Torn between pro-immigration donors and anti-immigration voters, most GOP candidates have shied away from the issue.

Congress itself split between the House's enforcement-first plan for taking control of the border and the Senate's comprehensive plan for boosting legal immigration and legalizing illegals already here.

"Neither approach standing alone is going to satisfy a majority in the country," said Republican pollster Whit Ayers.

Ayers' own poll in June had 40% of voters (and 35% of Republicans) favoring a comprehensive approach, including a guest-worker program and a "path to citizenship" for illegals.

Just 22% of voters favored clamping down on the border and on employment of illegals.

Other pollsters said surveys showing broad support for the Senate plan were misleading.

"The real weight of all the data is that the House of Representatives is where the American people are," said pollster Michael McKenna.

The proof, he said, is that President Bush capitulated to the House.

"He's been dragged there kicking and screaming, but he has been dragged there," McKenna said. "If the polls showed what some pollsters say they showed, the president wouldn't have yielded, but he did."

Conway's September poll gave respondents different choices and produced very different results.

One in five (20%) were ready to round up all illegals for immediate deportation. One in three (31%) said illegals should be allowed to stay and become citizens.

Almost half (44%) favored enforcing current immigration laws that would encourage illegals to go home on their own.

Respondents overwhelmingly rejected Bush's argument that immigrants take jobs that Americans won't. Three-quarters (73%) said employers just have to pay more.

Republicans are more anti-immigration than Democrats, but the GOP's split between its leadership and grass roots has kept the party from taking advantage.

In many races, challengers have neutralized the issue by aping incumbents' positions. In races where candidates have differed, the issue hasn't paid off as much as hoped.

Sen. Rick Santorum (news, bio, voting record), R-Pa., has slammed Democratic rival Bob Casey Jr. for months on Casey's endorsement of the Senate plan.

But polls show Casey still ahead by 5 to 12 percentage points.
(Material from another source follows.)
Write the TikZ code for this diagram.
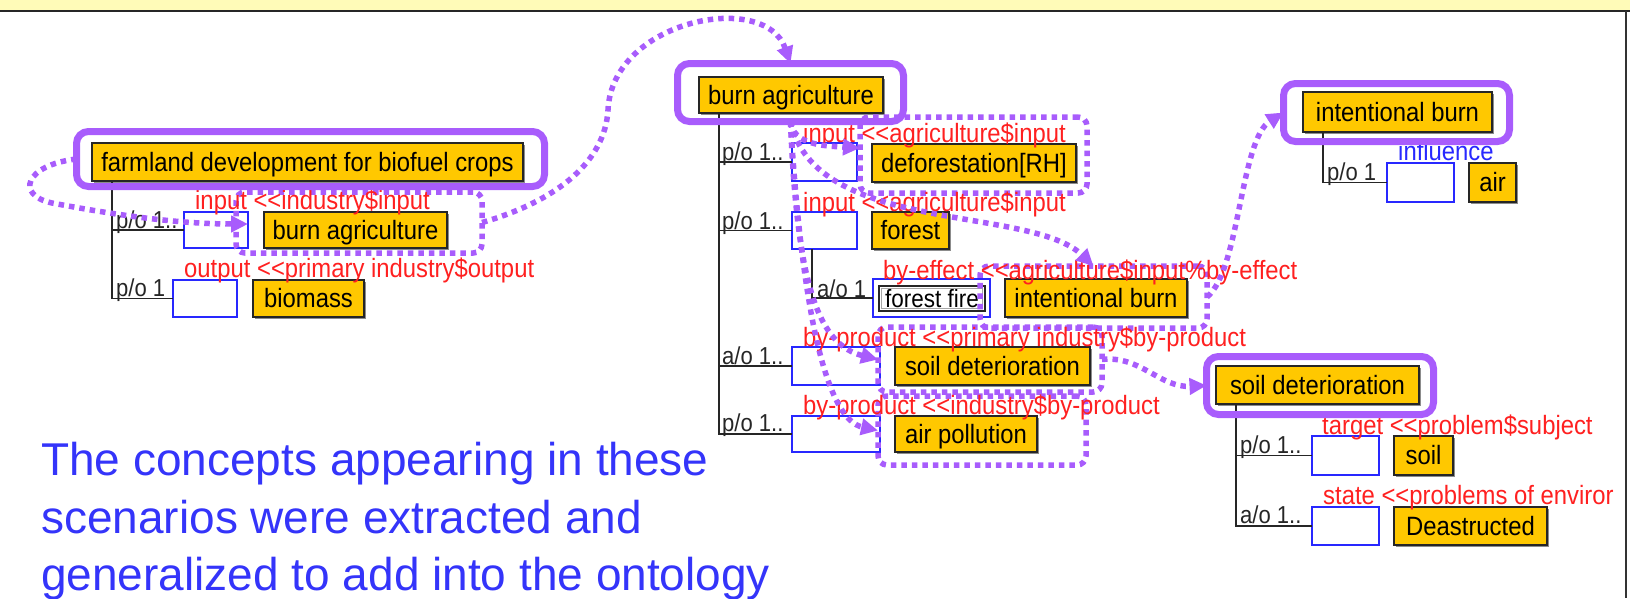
\documentclass[tikz,border=0pt]{standalone}
\usepackage{fontspec}
\setmainfont{Liberation Sans}[Ligatures=TeXOff]
\newfontfamily\uifont{Liberation Sans}[Ligatures=TeXOff, FakeStretch=0.9]
\usetikzlibrary{arrows.meta,shadows}

\definecolor{bandY}{RGB}{255,251,184}
\definecolor{conceptOr}{RGB}{255,200,0}
\definecolor{hlPurple}{RGB}{168,92,252}
\definecolor{roleRed}{RGB}{255,32,32}
\definecolor{slotBlue}{RGB}{40,40,255}
\definecolor{noteBlue}{RGB}{52,52,250}

\newcommand\cfont{\uifont\fontsize{26.5}{30}\selectfont}
\newcommand\rfont{\uifont\fontsize{24.5}{28}\selectfont}
\newcommand\nfont{\fontsize{46}{57}\selectfont}

% boxes given by their corners on a pixel grid (y grows downwards)
\newcommand\conceptbox[6]{\node[concept, minimum width={(#4-#2)*1pt}, minimum height={(#5-#3)*1pt}] (#1) at (#2,#3) {#6};}
\newcommand\slotbox[5]{\node[slot, minimum width={(#4-#2)*1pt}, minimum height={(#5-#3)*1pt}] (#1) at (#2,#3) {};}
\newcommand\ringbox[6]{\node[#6, minimum width={(#4-#2)*1pt}, minimum height={(#5-#3)*1pt}] (#1) at (#2,#3) {};}

\begin{document}
\begin{tikzpicture}[x=1pt, y=-1pt,
  concept/.style={draw=black!85, line width=1.3pt, fill=conceptOr, anchor=north west,
    inner sep=0pt, outer sep=0pt, font=\cfont, text=black, text height=19pt, text depth=1pt,
    drop shadow={shadow xshift=1.6pt, shadow yshift=-1.6pt, fill=black!45, opacity=1}},
  slot/.style={draw=slotBlue, line width=1.6pt, fill=white, anchor=north west,
    inner sep=0pt, outer sep=0pt},
  firebox/.style={draw=black!85, line width=1.3pt, fill=white, anchor=north west,
    inner sep=0pt, outer sep=0pt, minimum width=106pt, minimum height=25pt,
    font=\uifont\fontsize{25}{28}\selectfont, text height=18pt, text depth=1pt},
  ring/.style={draw=hlPurple, line width=7pt, rounded corners=12pt, anchor=north west,
    inner sep=0pt, outer sep=0pt},
  dotring/.style={draw=hlPurple, line width=5.5pt, dash pattern=on 5.5pt off 5pt,
    rounded corners=9pt, anchor=north west, inner sep=0pt, outer sep=0pt},
  link/.style={draw=hlPurple, line width=5.5pt, dash pattern=on 5.5pt off 5pt,
    -{Triangle[length=17pt,width=16pt]}},
  tree/.style={draw=black!85, line width=1.3pt},
  rel/.style={anchor=base west, inner sep=0pt, font=\rfont, text=black!85},
  role/.style={anchor=west, inner sep=0pt, font=\cfont, text=roleRed,
    text height=19pt, text depth=1pt},
  note/.style={anchor=base west, inner sep=0pt, font=\nfont, text=noteBlue}
]
\useasboundingbox (0,0) rectangle (1630,598);

% window frame
\fill[bandY] (0,0) rectangle (1630,10);
\draw[black!85, line width=2pt] (0,11) -- (1630,11);
\draw[black!80, line width=1.5pt] (1626,11) -- (1626,598);

% ---- farmland development scenario
\conceptbox{farm}{92}{143}{523}{181}{farmland development for biofuel crops}
\slotbox{lb1}{184}{212}{248}{248}
\conceptbox{lc1}{264}{212}{447}{248}{burn agriculture}
\slotbox{lb2}{173}{280}{237}{317}
\conceptbox{lc2}{253}{280}{364}{317}{biomass}
\coordinate (farmT) at (112,181);
\draw[tree] (farmT) |- (lb1.west);
\draw[tree] (farmT) |- (lb2.west);
\node[rel] (lr1) at (116,228) {p/o 1..};
\node[rel] (lr2) at (116,296) {p/o 1};

% ---- burn agriculture
\conceptbox{ba}{699}{77}{883}{113}{burn agriculture}
\slotbox{mb1}{792}{143}{857}{181}
\conceptbox{mc1}{872}{144}{1076}{182}{deforestation[RH]}
\slotbox{mb2}{792}{212}{857}{249}
\conceptbox{mc2}{872}{212}{949}{249}{forest}
\slotbox{ff}{873}{279}{990}{317}
\node[firebox] (ffi) at (879,286) {forest fire};
\draw[gray!70, line width=1pt] ([shift={(2.4pt,-2.4pt)}]ffi.north west) rectangle ([shift={(-2.4pt,2.4pt)}]ffi.south east);
\conceptbox{mc3}{1005}{279}{1187}{317}{intentional burn}
\slotbox{mb4}{792}{347}{880}{385}
\conceptbox{mc4}{895}{347}{1090}{385}{soil deterioration}
\slotbox{mb5}{792}{416}{880}{452}
\conceptbox{mc5}{895}{416}{1037}{452}{air pollution}
\coordinate (baT) at (719,113);
\draw[tree] (baT) |- (mb1.west);
\draw[tree] (baT) |- (mb2.west);
\draw[tree] (baT) |- (mb4.west);
\draw[tree] (baT) |- (mb5.west);
\coordinate (foT) at (812,249);
\draw[tree] (foT) |- (ff.west);
\node[rel] (mr1) at (722,160) {p/o 1..};
\node[rel] (mr2) at (722,229) {p/o 1..};
\node[rel] (mr3) at (817,297) {a/o 1};
\node[rel] (mr4) at (722,364) {a/o 1..};
\node[rel] (mr5) at (722,431) {p/o 1..};

% ---- intentional burn
\conceptbox{ib}{1303}{92}{1492}{132}{intentional burn}
\slotbox{rb1}{1387}{163}{1454}{202}
\conceptbox{rc1}{1469}{163}{1516}{202}{air}
\coordinate (ibT) at (1323,132);
\draw[tree] (ibT) |- (rb1.west);
\node[rel] (rr1) at (1327,180) {p/o 1};
\node[role, text=slotBlue] (rl1) at (1398,151) {influence};

% ---- soil deterioration
\conceptbox{sd}{1216}{366}{1419}{404}{soil deterioration}
\slotbox{sb1}{1312}{436}{1379}{475}
\conceptbox{sc1}{1394}{436}{1453}{475}{soil}
\slotbox{sb2}{1312}{507}{1379}{545}
\conceptbox{sc2}{1394}{507}{1547}{545}{Deastructed}
\coordinate (sdT) at (1236,404);
\draw[tree] (sdT) |- (sb1.west);
\draw[tree] (sdT) |- (sb2.west);
\node[rel] (sr1) at (1240,453) {p/o 1..};
\node[rel] (sr2) at (1240,523) {a/o 1..};

% ---- dotted frames round the scenario instances
\ringbox{d1}{236}{192}{482}{253}{dotring}
\ringbox{d2}{860}{117}{1087}{193}{dotring}
\ringbox{d3}{980}{266}{1207}{328}{dotring}
\ringbox{d4}{878}{327}{1102}{392}{dotring}
\ringbox{d5}{878}{396}{1086}{465}{dotring}

% ---- role labels
\node[role] (ll1) at (195,200) {input <<industry\$input};
\node[role] (ll2) at (184,268) {output <<primary industry\$output};
\node[role] (ml1) at (803,133) {input <<agriculture\$input};
\node[role] (ml2) at (803,202) {input <<agriculture\$input};
\node[role] (ml3) at (883,270) {by-effect <<agriculture\$input\%by-effect};
\node[role] (ml4) at (803,337) {by-product <<primary industry\$by-product};
\node[role] (ml5) at (803,405) {by-product <<industry\$by-product};
\node[role] (sl1) at (1322,425) {target <<problem\$subject};
\node[role] (sl2) at (1323,495) {state <<problems of enviror};

% ---- highlighted concepts
\ringbox{p1}{76.5}{131.5}{544.5}{186.5}{ring}
\ringbox{p2}{677.5}{63.5}{903.5}{121.5}{ring}
\ringbox{p3}{1283.5}{83.5}{1509.5}{141.5}{ring}
\ringbox{p4}{1206.5}{356.5}{1433.5}{414.5}{ring}

% ---- dotted links
\draw[link] (p1.west) .. controls (25,165) and (15,195) .. (52,203)
  .. controls (100,212) and (170,224) .. ([yshift=6pt]lb1.east);
\draw[link] (d1.east) .. controls (560,200) and (605,160) .. (608,110)
  .. controls (612,20) and (765,-10) .. (p2.north);
\draw[link] (p2.south) .. controls (793,145) and (825,146) .. ([yshift=7pt]d2.west);
\draw[link] (p2.south) .. controls (815,235) and (1030,205) .. (d3.north);
\draw[link] (p2.south) .. controls (797,290) and (820,345) .. (d4.west);
\draw[link] (p2.south) .. controls (803,330) and (830,420) .. (d5.west);
\draw[link] (d3.east) .. controls (1240,270) and (1240,140) .. (p3.west);
\draw[link] (d4.east) .. controls (1140,355) and (1160,388) .. (p4.west);

% ---- note
\node[note] (n1) at (41,475) {The concepts appearing in these};
\node[note] (n2) at (41,533) {scenarios were extracted and};
\node[note] (n3) at (41,590) {generalized to add into the ontology};
\end{tikzpicture}
\end{document}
In New Jersey, GOP challenger Tom Kean Jr. supports the border fence, which Sen. Robert Menendez opposes.

But the incumbent has a two-to-one lead in cash on hand and is up by 4 to 9 points in recent polls.

A tough stand on immigration hasn't hurt many candidates.

"If the Republicans lose, it won't be because of the House plan on immigration, which appears to have very strong support," said Steve Camarota, director of research for the Center for Immigration Studies, which favors stiff immigration controls. CIS commissioned the survey.

"They're going to lose because of the war in Iraq, terrorism, the economy, Foley," he said.